# Start of DATA PROVIDED

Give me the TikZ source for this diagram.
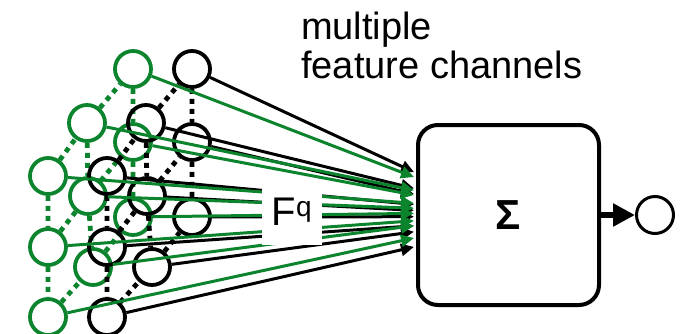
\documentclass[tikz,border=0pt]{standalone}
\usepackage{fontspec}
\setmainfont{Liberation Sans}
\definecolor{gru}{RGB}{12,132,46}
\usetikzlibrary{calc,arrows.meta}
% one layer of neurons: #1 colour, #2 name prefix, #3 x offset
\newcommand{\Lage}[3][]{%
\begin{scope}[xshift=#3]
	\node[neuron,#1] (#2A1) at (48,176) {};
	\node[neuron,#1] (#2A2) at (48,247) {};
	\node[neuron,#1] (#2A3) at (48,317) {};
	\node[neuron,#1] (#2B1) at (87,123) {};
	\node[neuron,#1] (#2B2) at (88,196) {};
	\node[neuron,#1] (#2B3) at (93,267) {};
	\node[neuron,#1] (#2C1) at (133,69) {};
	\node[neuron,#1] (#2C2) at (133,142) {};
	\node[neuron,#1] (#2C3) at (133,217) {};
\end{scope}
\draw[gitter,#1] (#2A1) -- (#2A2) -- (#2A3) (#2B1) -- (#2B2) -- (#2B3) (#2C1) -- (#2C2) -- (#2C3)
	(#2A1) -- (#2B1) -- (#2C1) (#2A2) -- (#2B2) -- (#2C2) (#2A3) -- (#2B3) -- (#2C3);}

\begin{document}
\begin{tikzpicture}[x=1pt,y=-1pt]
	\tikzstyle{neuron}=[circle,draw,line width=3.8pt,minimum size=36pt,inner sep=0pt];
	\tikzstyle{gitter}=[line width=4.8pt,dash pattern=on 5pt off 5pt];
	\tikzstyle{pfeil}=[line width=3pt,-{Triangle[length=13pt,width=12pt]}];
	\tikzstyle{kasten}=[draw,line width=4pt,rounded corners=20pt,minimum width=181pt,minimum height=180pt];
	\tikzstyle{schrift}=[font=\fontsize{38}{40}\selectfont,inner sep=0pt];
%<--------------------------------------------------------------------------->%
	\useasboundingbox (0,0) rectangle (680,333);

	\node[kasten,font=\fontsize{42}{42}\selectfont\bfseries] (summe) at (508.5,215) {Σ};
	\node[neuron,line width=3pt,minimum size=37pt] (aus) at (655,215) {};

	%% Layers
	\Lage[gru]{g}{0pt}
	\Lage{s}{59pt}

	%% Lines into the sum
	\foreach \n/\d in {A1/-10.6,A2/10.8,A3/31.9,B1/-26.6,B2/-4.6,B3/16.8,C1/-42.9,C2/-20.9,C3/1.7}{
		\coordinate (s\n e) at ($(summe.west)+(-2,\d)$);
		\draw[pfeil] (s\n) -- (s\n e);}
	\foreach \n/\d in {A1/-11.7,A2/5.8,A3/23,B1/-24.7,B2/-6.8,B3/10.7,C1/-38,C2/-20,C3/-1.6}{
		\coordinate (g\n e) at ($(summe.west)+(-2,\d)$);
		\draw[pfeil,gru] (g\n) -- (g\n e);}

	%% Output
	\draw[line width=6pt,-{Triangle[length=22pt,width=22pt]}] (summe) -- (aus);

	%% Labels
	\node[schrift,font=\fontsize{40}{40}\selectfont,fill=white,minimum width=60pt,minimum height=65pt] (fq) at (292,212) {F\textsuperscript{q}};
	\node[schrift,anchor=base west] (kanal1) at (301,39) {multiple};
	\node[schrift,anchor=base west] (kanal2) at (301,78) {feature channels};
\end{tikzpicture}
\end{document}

# End of DATA PROVIDED

## DO THIS:
Skipping the pictures, transcribe each line above exactly as it appears.

## THE SOLUTION:
Give me the TikZ source for this diagram.
\documentclass[tikz,border=0pt]{standalone}
\usepackage{fontspec}
\setmainfont{Liberation Sans}
\definecolor{gru}{RGB}{12,132,46}
\usetikzlibrary{calc,arrows.meta}
% one layer of neurons: #1 colour, #2 name prefix, #3 x offset
\newcommand{\Lage}[3][]{%
\begin{scope}[xshift=#3]
	\node[neuron,#1] (#2A1) at (48,176) {};
	\node[neuron,#1] (#2A2) at (48,247) {};
	\node[neuron,#1] (#2A3) at (48,317) {};
	\node[neuron,#1] (#2B1) at (87,123) {};
	\node[neuron,#1] (#2B2) at (88,196) {};
	\node[neuron,#1] (#2B3) at (93,267) {};
	\node[neuron,#1] (#2C1) at (133,69) {};
	\node[neuron,#1] (#2C2) at (133,142) {};
	\node[neuron,#1] (#2C3) at (133,217) {};
\end{scope}
\draw[gitter,#1] (#2A1) -- (#2A2) -- (#2A3) (#2B1) -- (#2B2) -- (#2B3) (#2C1) -- (#2C2) -- (#2C3)
	(#2A1) -- (#2B1) -- (#2C1) (#2A2) -- (#2B2) -- (#2C2) (#2A3) -- (#2B3) -- (#2C3);}

\begin{document}
\begin{tikzpicture}[x=1pt,y=-1pt]
	\tikzstyle{neuron}=[circle,draw,line width=3.8pt,minimum size=36pt,inner sep=0pt];
	\tikzstyle{gitter}=[line width=4.8pt,dash pattern=on 5pt off 5pt];
	\tikzstyle{pfeil}=[line width=3pt,-{Triangle[length=13pt,width=12pt]}];
	\tikzstyle{kasten}=[draw,line width=4pt,rounded corners=20pt,minimum width=181pt,minimum height=180pt];
	\tikzstyle{schrift}=[font=\fontsize{38}{40}\selectfont,inner sep=0pt];
%<--------------------------------------------------------------------------->%
	\useasboundingbox (0,0) rectangle (680,333);

	\node[kasten,font=\fontsize{42}{42}\selectfont\bfseries] (summe) at (508.5,215) {Σ};
	\node[neuron,line width=3pt,minimum size=37pt] (aus) at (655,215) {};

	%% Layers
	\Lage[gru]{g}{0pt}
	\Lage{s}{59pt}

	%% Lines into the sum
	\foreach \n/\d in {A1/-10.6,A2/10.8,A3/31.9,B1/-26.6,B2/-4.6,B3/16.8,C1/-42.9,C2/-20.9,C3/1.7}{
		\coordinate (s\n e) at ($(summe.west)+(-2,\d)$);
		\draw[pfeil] (s\n) -- (s\n e);}
	\foreach \n/\d in {A1/-11.7,A2/5.8,A3/23,B1/-24.7,B2/-6.8,B3/10.7,C1/-38,C2/-20,C3/-1.6}{
		\coordinate (g\n e) at ($(summe.west)+(-2,\d)$);
		\draw[pfeil,gru] (g\n) -- (g\n e);}

	%% Output
	\draw[line width=6pt,-{Triangle[length=22pt,width=22pt]}] (summe) -- (aus);

	%% Labels
	\node[schrift,font=\fontsize{40}{40}\selectfont,fill=white,minimum width=60pt,minimum height=65pt] (fq) at (292,212) {F\textsuperscript{q}};
	\node[schrift,anchor=base west] (kanal1) at (301,39) {multiple};
	\node[schrift,anchor=base west] (kanal2) at (301,78) {feature channels};
\end{tikzpicture}
\end{document}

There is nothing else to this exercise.